De facto, reconhecer variedades nacionais implica assumir a variação linguística não como problema a ser dirimido pela escola, mas antes como característica fundamental das línguas, e, em consequência, do português, a ser ensinada pela escola. A sua abordagem exige do professor de Português a compreensão dos conceitos de norma, de variação e também de contacto linguístico e conhecimento das características essenciais das diferentes variedades da língua portuguesa.

Por isso, algumas das respostas que poderemos dar nesta jornada terão a ver, entre muitas outras, com garantir que nenhum dos nossos alunos será prejudicado, antes, bem sucedido quando submetido a avaliação externa, vulgo, provas de aferição e exames nacionais? Ou como compatibilizar o discurso oficial de aceitação do pluricentrismo da língua portuguesa no mundo com uma prática de exclusão do pluricentrismo em Portugal? Ou como ajudar os nossos alunos e os nossos professores?

Uma das questões que a APP colocou ao IAVE, há quase dois anos, no âmbito do seu Conselho Científico, tem a ver com as implicações do pluricentrismo da língua portuguesa na avaliação externa, nomeadamente nos critérios gerais de classificação dos itens de resposta restrita e extensa, relativamente aos aspetos de correção linguística, por isso sugerimos a criação de um grupo de trabalho que pudesse discutir as questões científicas subjacentes a este problema.

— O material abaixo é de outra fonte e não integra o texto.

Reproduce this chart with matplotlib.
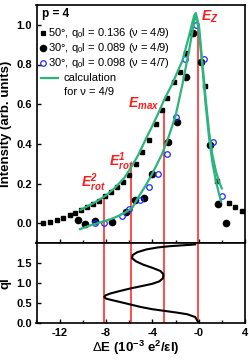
import matplotlib
matplotlib.use("Agg")
import matplotlib.pyplot as plt

plt.rcParams['font.family'] = ['Liberation Sans', 'DejaVu Sans']
plt.rcParams['axes.unicode_minus'] = False
plt.rcParams['mathtext.fontset'] = 'custom'
plt.rcParams['mathtext.rm'] = 'Liberation Sans'
plt.rcParams['mathtext.it'] = 'Liberation Sans:italic'
plt.rcParams['mathtext.bf'] = 'Liberation Sans:bold'
plt.rcParams['mathtext.bfit'] = 'Liberation Sans:italic:bold'

# measured spectra
sq_x = [-13.4, -12.85, -12.25, -11.7, -11.15, -10.65, -10.15, -9.65, -9.1, -8.6, -8.05,
        -7.55, -7.05, -6.5, -6.0, -5.45, -4.85, -4.3, -3.7, -3.2, -2.7, -2.13, -1.64,
        -1.1, 0.54, 1.58, 2.6, 3.17, 3.7]
sq_y = [0.0, 0.008, 0.018, 0.028, 0.04, 0.053, 0.066, 0.08, 0.095, 0.11, 0.135,
        0.155, 0.18, 0.21, 0.245, 0.3, 0.36, 0.42, 0.5, 0.57, 0.63, 0.71, 0.76,
        0.86, 0.69, 0.215, 0.1, 0.083, 0.06]

dot_x = [-10.45, -9.78, -8.95, -7.5, -6.25, -5.5, -4.74, -4.05, -2.67, -1.84, -1.12,
         -0.45, 0.19, 0.97, 1.65, 2.4]
dot_y = [0.015, -0.005, 0.012, 0.005, 0.055, 0.115, 0.125, 0.25, 0.41, 0.51, 0.735,
         0.96, 0.815, 0.395, 0.095, 0.0]

ring_x = [-8.95, -8.2, -6.6, -6.0, -5.05, -4.3, -3.5, -2.7, -1.93, -1.17, -0.25,
          0.42, 1.2, 2.0]
ring_y = [0.0, 0.0, 0.037, 0.073, 0.115, 0.18, 0.25, 0.35, 0.535, 0.83, 1.0,
          0.83, 0.41, 0.135]

# calculated curves (nu = 4/9)
calc1_x = [-10.2, -9.5, -8.8, -8.0, -7.2, -6.4, -5.8, -5.2, -4.6, -4.0, -3.4, -3.0,
           -2.3, -1.4, -0.85, -0.4, -0.25, 0.04, 0.3, 0.6, 0.9, 1.2, 1.5, 1.75, 2.0]
calc1_y = [0.067, 0.088, 0.11, 0.14, 0.18, 0.23, 0.285, 0.345, 0.42, 0.49, 0.565, 0.62,
           0.70, 0.82, 0.94, 1.045, 1.06, 0.99, 0.82, 0.63, 0.46, 0.34, 0.26, 0.21, 0.175]
calc2_x = [-10.25, -9.3, -8.3, -7.6, -6.9, -6.3, -5.7, -5.17, -4.57, -4.0, -3.15, -2.57,
           -2.0, -1.4, -0.83, -0.39, -0.28, 0.0, 0.3, 0.6, 0.9, 1.2, 1.5, 1.75, 1.93]
calc2_y = [-0.03, -0.01, 0.007, 0.02, 0.037, 0.055, 0.08, 0.135, 0.19, 0.25, 0.35, 0.44,
           0.54, 0.70, 0.87, 1.02, 1.055, 0.98, 0.80, 0.60, 0.43, 0.30, 0.21, 0.15, 0.11]

# dispersion ql vs dE
disp_e = [0, -0.3, -1.0, -2.0, -3.0, -4.0, -5.0, -6.0, -7.0, -7.6, -8.0, -8.15, -8.05,
          -7.6, -6.8, -5.8, -4.8, -4.0, -3.4, -3.08, -3.05, -3.3, -4.0, -4.8, -5.4,
          -5.75, -5.7, -5.3, -4.5, -3.5, -2.5, -1.5, -0.7, -0.3]
disp_q = [0, 0.15, 0.22, 0.265, 0.305, 0.345, 0.4, 0.47, 0.54, 0.58, 0.61, 0.65, 0.69,
          0.74, 0.8, 0.87, 0.93, 0.98, 1.04, 1.12, 1.22, 1.3, 1.38, 1.46, 1.54,
          1.62, 1.7, 1.77, 1.84, 1.89, 1.92, 1.94, 1.955, 1.965]

# critical energies
crit_e = [-8.15, -5.8, -3.0, -0.05]
crit_top = [0.14, 0.28, 0.57, 1.0]
crit_lab = [r'$\mathbfit{E}^{\mathbfit{2}}_{\mathbfit{rot}}$',
            r'$\mathbfit{E}^{\mathbfit{1}}_{\mathbfit{rot}}$',
            r'$\mathbfit{E}_{\mathbfit{max}}$',
            r'$\mathbfit{E}_{\mathbfit{Z}}$']
lab_pos = [(-8.0, 0.18, 'right'), (-5.6, 0.29, 'right'), (-3.45, 0.585, 'right'),
           (0.2, 1.02, 'left')]

green = '#2db47e'
red = '#ff1a1a'

fig = plt.figure(figsize=(2.49, 3.6), dpi=100)
ax = fig.add_axes([36.5 / 249, 1 - 243 / 360, 208.5 / 249, 238 / 360])
ax2 = fig.add_axes([36.5 / 249, 1 - 323 / 360, 208.5 / 249, 80 / 360], sharex=ax)

ax.plot(sq_x, sq_y, 's', color='black', ms=3.2, zorder=3)
ax.plot(dot_x, dot_y, 'o', color='black', ms=4.5, zorder=3)
ax.plot(ring_x, ring_y, 'o', mfc='none', mec='#1a2cff', ms=4, mew=0.9, zorder=3)
ax.plot(calc1_x, calc1_y, '-', color=green, lw=1.6, zorder=4)
ax.plot(calc2_x, calc2_y, '-', color=green, lw=1.6, zorder=4)

for e, top, lab, (lx, ly, ha) in zip(crit_e, crit_top, crit_lab, lab_pos):
    ax.plot([e, e], [-0.1, top], color=red, lw=1.1, zorder=2)
    ax2.axvline(e, color=red, lw=1.1, zorder=2)
    ax.text(lx, ly, lab, color=red, fontsize=10, ha=ha, va='baseline')

ax2.plot(disp_e, disp_q, color='black', lw=1.5, zorder=3)

ax.set_xlim(-14, 4)
ax.set_ylim(-0.1, 1.1)
ax2.set_ylim(0, 2.0)

ax.set_yticks([0.0, 0.2, 0.4, 0.6, 0.8, 1.0])
ax.set_yticklabels(['0.0', '0.2', '0.4', '0.6', '0.8', '1.0'])
ax2.set_xticks([-12, -8, -4, 0, 4])
ax2.set_xticks([-14, -10, -6, -2, 2], minor=True)
ax2.set_xticklabels(['-12', '-8', '-4', '-0', '4'])
ax2.set_yticks([0.0, 0.5, 1.0, 1.5])
ax2.set_yticklabels(['0.0', '0.5', '1.0', '1.5'])
ax.tick_params(labelbottom=False)

for a in (ax, ax2):
    a.tick_params(which='both', direction='in', labelsize=8, width=1)
    a.tick_params(which='major', length=3)
    a.tick_params(which='minor', length=2)
    for lbl in a.get_xticklabels() + a.get_yticklabels():
        lbl.set_fontweight('bold')
    for s in a.spines.values():
        s.set_linewidth(1.2)

ax.set_ylabel('Intensity (arb. units)', fontsize=9.5, fontweight='bold')
ax.yaxis.set_label_coords(-0.118, 0.5)
ax2.set_ylabel('ql', fontsize=9.5, fontweight='bold')
ax2.yaxis.set_label_coords(-0.118, 0.5)
ax2.set_xlabel(r'$\Delta$E (10$^{\mathbf{-3}}$ e$^{\mathbf{2}}$/$\mathbf{\epsilon}$l)',
               fontsize=9.5, fontweight='bold')
ax2.xaxis.set_label_coords(0.477, -0.2)

# legend block
tr = ax.transAxes
ax.text(0.026, 0.95, 'p = 4', transform=tr, fontsize=8.5, fontweight='bold', va='baseline')
rows = [('s', 'black', 'black', 3.2, '50°, q$_0$l = 0.136 (ν = 4/9)'),
        ('o', 'black', 'black', 4.5, '30°, q$_0$l = 0.089 (ν = 4/9)'),
        ('o', 'none', '#1a2cff', 4, '30°, q$_0$l = 0.098 (ν = 4/7)')]
for i, (m, fc, ec, ms, txt) in enumerate(rows):
    yy = (243 - 33 - 15 * i) / 238
    ax.plot([0.03], [yy], m, mfc=fc, mec=ec, ms=ms, mew=0.9, transform=tr)
    ax.text(0.055, yy, txt, transform=tr, fontsize=8, va='center')
yy = (243 - 78) / 238
ax.plot([0.02, 0.105], [yy, yy], color=green, lw=1.6, transform=tr)
ax.text(0.13, yy, 'calculation', transform=tr, fontsize=8, va='center')
ax.text(0.13, yy - 14 / 238, 'for ν = 4/9', transform=tr, fontsize=8, va='center')

fig.savefig('out.png', dpi=100)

Mas muitas outras implicações se colocam no espaço da aula, com professores que muitas vezes provêm de outros sistemas educativos, com diferentes formações científicas iniciais, ou com professores sem formação pedagógica e escasso apoio dado pelas escolas, num contexto em que havia, em 2019/20, 68018 estudantes estrangeiros no sistema educativo Português, no ensino não superior, dos quais 49,1% eram brasileiros, o que corresponde a cerca de 33396 alunos, ou seja, 3,3% do total de estudantes no nosso sistema educativo. Desse subtotal, 15832 estavam no 3.º ciclo ou no ensino secundário, o que corresponde a cerca de 5277 estudantes a fazer exames de 9.º ano (prova final de ciclo) ou de 12.º (exame final nacional). E os números não param de aumentar. E sem as escolas conseguirem satisfatoriamente, em muitos casos, ajudar os alunos a ultrapassarem as dificuldades específicas inerentes, que são linguísticas, mas também sociais e culturais.

Esperamos, por isso, que algumas das respostas para questões complexas num tópico pertinente, atualíssimo e ao mesmo tempo sensível possam ser dadas, ou pelo menos esboçadas, ao longo desta jornada de trabalho e reflexão.

 

A discussão subjacente a estas questões foi exemplarmente rica e partilhada. Algumas dessas respostas, que podem constituir uma recomendação à tutela, serão partilhadas com todos os participantes, quando enviarmos os documentos de apoio às intervenções dos oradores (vídeos e PPT), o que contamos fazer proximamente – e que iremos partilhar na página da APP.